MQ: Nesses 18 anos o foco sempre foi homem, não o sexo masculino, mas o guarda-roupa do homem. Mesmo quando eu comecei a fazer feminino, fiz porque as meninas compravam as calças dos homens. Quando ninguém falava de boyfriend, as garotas já pegavam minhas calças e jaquetas e usavam. Eu nunca fiz vestidão, nunca caí na tentação de fazer noiva. Então a história sempre foi a o guarda-roupa do homem e durante muito tempo nós nos tornamos a referência de moda masculina. Existiam marcam antes da gente, existiam marcas posteriores também, mas quando falava de novidade masculina, não só alfaiataria, se pensava em Mario Queiroz. Então, para comemorar esses 18 anos, nada como colocar 27 looks vestidos por homens.
A gente editou a coleção por cor. Você pega 18 ou 20 coleções e tem que criar um eixo. Nosso eixo foi a cor. A cartela começa com dourado, beges, depois vem os azuis, preto, branco, cinza e acaba com prata.
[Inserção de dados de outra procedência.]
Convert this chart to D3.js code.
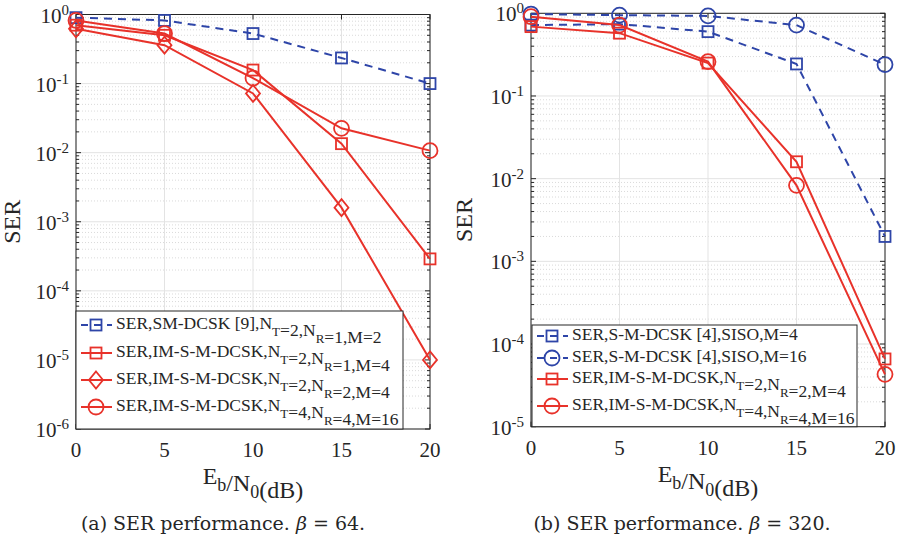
<!DOCTYPE html>
<html>
<head>
<meta charset="utf-8">
<script src="https://cdn.jsdelivr.net/npm/d3@7"></script>
<style>
  body { margin: 0; background: #fff; }
  svg { display: block; }
  text { fill: #262626; }
</style>
</head>
<body>
<div id="chart"></div>
<script>
// ---- data ----
var snr = [0, 5, 10, 15, 20];

// panel (a), beta = 64
var serSmDcsk = [0.90, 0.82, 0.53, 0.235, 0.10];
var serImNt2Nr1 = [0.70, 0.50, 0.157, 0.0135, 2.9e-4];
var serImNt2Nr2 = [0.62, 0.36, 0.072, 0.0016, 1.0e-5];
var serImNt4Nr4 = [0.82, 0.53, 0.12, 0.0225, 0.0107];

// panel (b), beta = 320
var serSmM4 = [0.72, 0.74, 0.60, 0.244, 0.002];
var serSmM16 = [0.98, 0.95, 0.93, 0.72, 0.24];
var serImM4 = [0.69, 0.575, 0.25, 0.016, 6.6e-5];
var serImM16 = [0.91, 0.72, 0.26, 0.0083, 4.3e-5];

var xTicks = [0, 5, 10, 15, 20];

var blue = "#2e45a8", red = "#e8322a";
var serifFont = "'Liberation Serif', Tinos, 'Times New Roman', 'Nimbus Roman', FreeSerif, serif";

var svg = d3.select("#chart").append("svg")
    .attr("width", 899).attr("height", 539)
    .attr("font-family", serifFont);

// label text with _X subscripts
function richText(sel, str, subSize, drop) {
    var parts = str.split(/(_[A-Za-z0-9])/);
    parts.forEach(function (p) {
        if (!p) return;
        if (p[0] === "_") {
            sel.append("tspan").attr("font-size", subSize).attr("dy", drop).text(p[1]);
            sel.append("tspan").attr("dy", -drop).text("");
        } else {
            sel.append("tspan").text(p);
        }
    });
}

function marker(g, shape, x, y, color) {
    if (shape === "square") {
        g.append("rect").attr("x", x - 5.5).attr("y", y - 5.5)
            .attr("width", 11).attr("height", 11)
            .attr("fill", "none").attr("stroke", color).attr("stroke-width", 1.8);
    } else if (shape === "circle") {
        g.append("circle").attr("cx", x).attr("cy", y).attr("r", 7.5)
            .attr("fill", "none").attr("stroke", color).attr("stroke-width", 1.8);
    } else {
        g.append("path")
            .attr("d", "M" + x + "," + (y - 8.5) + "L" + (x + 7) + "," + y +
                "L" + x + "," + (y + 8.5) + "L" + (x - 7) + "," + y + "Z")
            .attr("fill", "none").attr("stroke", color).attr("stroke-width", 1.8);
    }
}

function drawPanel(cfg) {
    var x = d3.scaleLinear().domain([0, 20]).range([cfg.left, cfg.right]);
    var y = d3.scaleLog().domain([cfg.yMin, 1]).range([cfg.bottom, cfg.top]);
    var g = svg.append("g");

    var decades = d3.range(Math.round(Math.log10(cfg.yMin)), 1);
    var minors = [];
    decades.forEach(function (e) {
        if (e === 0) return;
        for (var k = 2; k <= 9; k++) minors.push(k * Math.pow(10, e));
    });

    // grid
    g.selectAll(".minor").data(minors).enter().append("line")
        .attr("x1", cfg.left).attr("x2", cfg.right)
        .attr("y1", function (d) { return y(d); }).attr("y2", function (d) { return y(d); })
        .attr("stroke", "#d0d0d0").attr("stroke-width", 0.8).attr("stroke-dasharray", "1,2");
    g.selectAll(".majorY").data(decades).enter().append("line")
        .attr("x1", cfg.left).attr("x2", cfg.right)
        .attr("y1", function (d) { return y(Math.pow(10, d)); })
        .attr("y2", function (d) { return y(Math.pow(10, d)); })
        .attr("stroke", "#e3e3e3").attr("stroke-width", 1);
    g.selectAll(".majorX").data(xTicks).enter().append("line")
        .attr("x1", function (d) { return x(d); }).attr("x2", function (d) { return x(d); })
        .attr("y1", cfg.top).attr("y2", cfg.bottom)
        .attr("stroke", "#e3e3e3").attr("stroke-width", 1);

    // axis box with inward ticks on all sides
    var axisColor = "#262626";
    g.append("rect").attr("x", cfg.left).attr("y", cfg.top)
        .attr("width", cfg.right - cfg.left).attr("height", cfg.bottom - cfg.top)
        .attr("fill", "none").attr("stroke", axisColor).attr("stroke-width", 1);
    xTicks.forEach(function (t) {
        g.append("line").attr("x1", x(t)).attr("x2", x(t)).attr("y1", cfg.bottom).attr("y2", cfg.bottom - 5)
            .attr("stroke", axisColor);
        g.append("line").attr("x1", x(t)).attr("x2", x(t)).attr("y1", cfg.top).attr("y2", cfg.top + 5)
            .attr("stroke", axisColor);
    });
    decades.forEach(function (e) {
        var yy = y(Math.pow(10, e));
        g.append("line").attr("x1", cfg.left).attr("x2", cfg.left + 5).attr("y1", yy).attr("y2", yy).attr("stroke", axisColor);
        g.append("line").attr("x1", cfg.right).attr("x2", cfg.right - 5).attr("y1", yy).attr("y2", yy).attr("stroke", axisColor);
    });
    minors.forEach(function (m) {
        var yy = y(m);
        g.append("line").attr("x1", cfg.left).attr("x2", cfg.left + 3).attr("y1", yy).attr("y2", yy).attr("stroke", axisColor);
        g.append("line").attr("x1", cfg.right).attr("x2", cfg.right - 3).attr("y1", yy).attr("y2", yy).attr("stroke", axisColor);
    });

    // tick labels
    xTicks.forEach(function (t) {
        g.append("text").attr("x", x(t)).attr("y", cfg.bottom + 28)
            .attr("text-anchor", "middle").attr("font-size", 21).text(t);
    });
    decades.forEach(function (e) {
        var lbl = g.append("text").attr("x", cfg.left - 7).attr("y", y(Math.pow(10, e)) + 8)
            .attr("text-anchor", "end").attr("font-size", 21);
        lbl.append("tspan").text("10");
        lbl.append("tspan").attr("font-size", 15).attr("dy", -8).text(e === 0 ? "0" : String(e));
    });

    // axis titles
    var xt = g.append("text").attr("x", (cfg.left + cfg.right) / 2).attr("y", cfg.bottom + 55)
        .attr("text-anchor", "middle").attr("font-size", 24);
    richText(xt, "E_b/N_0(dB)", 18, 7);
    g.append("text").attr("transform", "translate(" + cfg.yLabelX + "," + ((cfg.top + cfg.bottom) / 2) + ") rotate(-90)")
        .attr("text-anchor", "middle").attr("font-size", 24).text("SER");

    // series
    var line = d3.line().x(function (d) { return x(d[0]); }).y(function (d) { return y(d[1]); });
    cfg.series.forEach(function (s) {
        var pts = snr.map(function (v, i) { return [v, s.values[i]]; });
        g.append("path").attr("d", line(pts)).attr("fill", "none")
            .attr("stroke", s.color).attr("stroke-width", 2)
            .attr("stroke-dasharray", s.dashed ? "8,6" : null);
        pts.forEach(function (p) { marker(g, s.shape, x(p[0]), y(p[1]), s.color); });
    });

    // legend
    var L = cfg.legend;
    g.append("rect").attr("x", L.x).attr("y", L.y).attr("width", L.w).attr("height", L.h)
        .attr("fill", "#fff").attr("stroke", axisColor).attr("stroke-width", 1);
    cfg.series.forEach(function (s, i) {
        var ry = L.rows[i];
        var mx = L.x + 20;
        g.append("line").attr("x1", L.x + 5).attr("x2", L.x + 36).attr("y1", ry).attr("y2", ry)
            .attr("stroke", s.color).attr("stroke-width", 2)
            .attr("stroke-dasharray", s.dashed ? "7,6" : null);
        marker(g, s.shape, mx, ry, s.color);
        var t = g.append("text").attr("x", L.x + 40).attr("y", ry + 4).attr("font-size", 17.5);
        richText(t, s.label, 13, 7);
    });

    // caption
    var cap = g.append("text").attr("x", cfg.capX).attr("y", 530)
        .attr("text-anchor", "middle").attr("font-size", 19)
        .style("font-family", "'DejaVu Serif', serif").style("font-weight", 300);
    cap.append("tspan").text(cfg.caption[0]);
    cap.append("tspan").attr("font-style", "italic").text("β");
    cap.append("tspan").text(cfg.caption[1]);
}

drawPanel({
    left: 76, right: 430, top: 14.5, bottom: 429, yMin: 1e-6, yLabelX: 20,
    capX: 223, caption: ["(a) SER performance. ", " = 64."],
    legend: { x: 76, y: 311, w: 327, h: 118, rows: [325, 353, 380, 407] },
    series: [
        { values: serSmDcsk, color: blue, shape: "square", dashed: true, label: "SER,SM-DCSK [9],N_T=2,N_R=1,M=2" },
        { values: serImNt2Nr1, color: red, shape: "square", label: "SER,IM-S-M-DCSK,N_T=2,N_R=1,M=4" },
        { values: serImNt2Nr2, color: red, shape: "diamond", label: "SER,IM-S-M-DCSK,N_T=2,N_R=2,M=4" },
        { values: serImNt4Nr4, color: red, shape: "circle", label: "SER,IM-S-M-DCSK,N_T=4,N_R=4,M=16" }
    ]
});

drawPanel({
    left: 531, right: 885, top: 13.3, bottom: 426.7, yMin: 1e-5, yLabelX: 472,
    capX: 682, caption: ["(b) SER performance. ", " = 320."],
    legend: { x: 532, y: 325, w: 325, h: 101.7, rows: [336, 358, 379, 406] },
    series: [
        { values: serSmM4, color: blue, shape: "square", dashed: true, label: "SER,S-M-DCSK [4],SISO,M=4" },
        { values: serSmM16, color: blue, shape: "circle", dashed: true, label: "SER,S-M-DCSK [4],SISO,M=16" },
        { values: serImM4, color: red, shape: "square", label: "SER,IM-S-M-DCSK,N_T=2,N_R=2,M=4" },
        { values: serImM16, color: red, shape: "circle", label: "SER,IM-S-M-DCSK,N_T=4,N_R=4,M=16" }
    ]
});
</script>
</body>
</html>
Uma coisa a se prestar bastante atenção é aquilo que eu sempre procurei fazer, que é procurar tecidos e acabamentos diferenciados. Não tem um look que não tenha alguma coisa de estranho acontecendo. ‘Estranho’ no sentido da novidade do tecido. Então você tem tecidos que receberam resina, tecidos que tiveram dublagem de papel e alumínio juntos. Tem até saia no desfile, mas aquela saia dos escoceses. Mesmo na hora que eu ponho saia, coloco a saia que está no guarda-roupa masculino, que os punks sempre usavam e que você passa na Avenida Paulista de vez em quando e vê um homem usando.